Financial Literacy 4 - USING CREDIT: Credit allows people to purchase goods and services that they can use today and pay for those goods and services in the future with interest. People choose among different credit options that have different costs. Lenders approve or deny applications for loans based on an evaluation of the borrower’s past credit history and expected ability to pay in the future. Higher-risk borrowers are charged higher interest rates; lower-risk borrowers are charged lower interest rates.
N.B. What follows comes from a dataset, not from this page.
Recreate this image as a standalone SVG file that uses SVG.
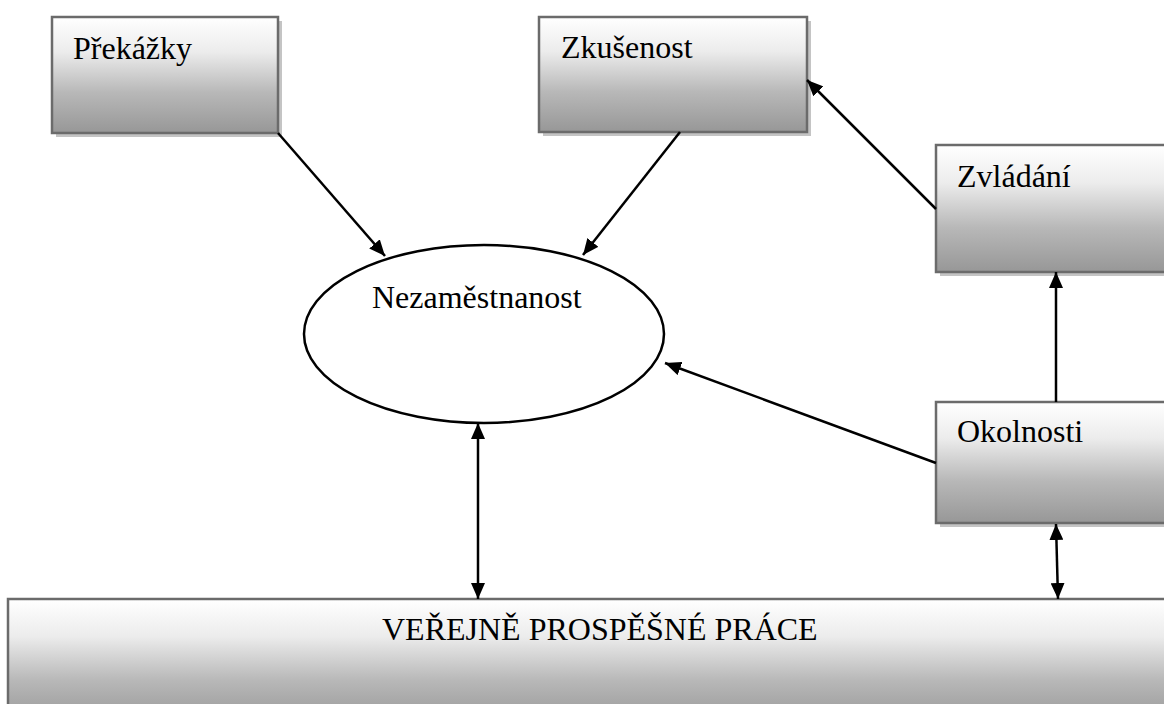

At the 4th grade level, students should understand the concept of credit and the cost of using credit—namely, the obligation to repay what is borrowed plus interest on the amount borrowed. Students should recognize that a reputation for repaying loans contributes to a person’s ability to obtain loans in the future. At the 8th grade level, attention turns to why people use credit, the sources of credit, why interest rates vary across borrowers, and the reasons for using credit to invest in education and durable goods. Students should be able to make basic calculations related to borrowing, including principal and interest payments as well as compound interest. At the 12th grade level, the focus is on credit reports, credit scores, behaviors that contribute to strong credit reports and scores, and the impact of credit reports and scores on consumers. Consumer protection laws as they apply to credit and credit card use are also covered.

Financial Literacy 5 - FINANCIAL INVESTING: Financial investment is the purchase of financial assets to increase income or wealth in the future. Investors must choose among investments that have different risks and expected rates of return. Investments with higher expected rates of return tend to have greater risk. Diversification of investment among a number of choices can lower investment risk.

At the 4th grade level, students begin to understand that investment means using resources to expand an individual’s or business’s abilities to produce in the future. A financial investment is using one’s savings to purchase financial assets with the goal of increasing one’s income and/or wealth in the future. At the 8th grade level, students will understand the variety of possible financial investments and be able to calculate rates of return. At the 12th grade level, students are expected to be able to explain the relevance of and to calculate real and after-tax rates of return. They will be able to discuss how markets cause rates of return to change in response to variation in risk and maturity. Students will explain how diversification can reduce risk. Students will understand how financial markets react to changes in market conditions and information.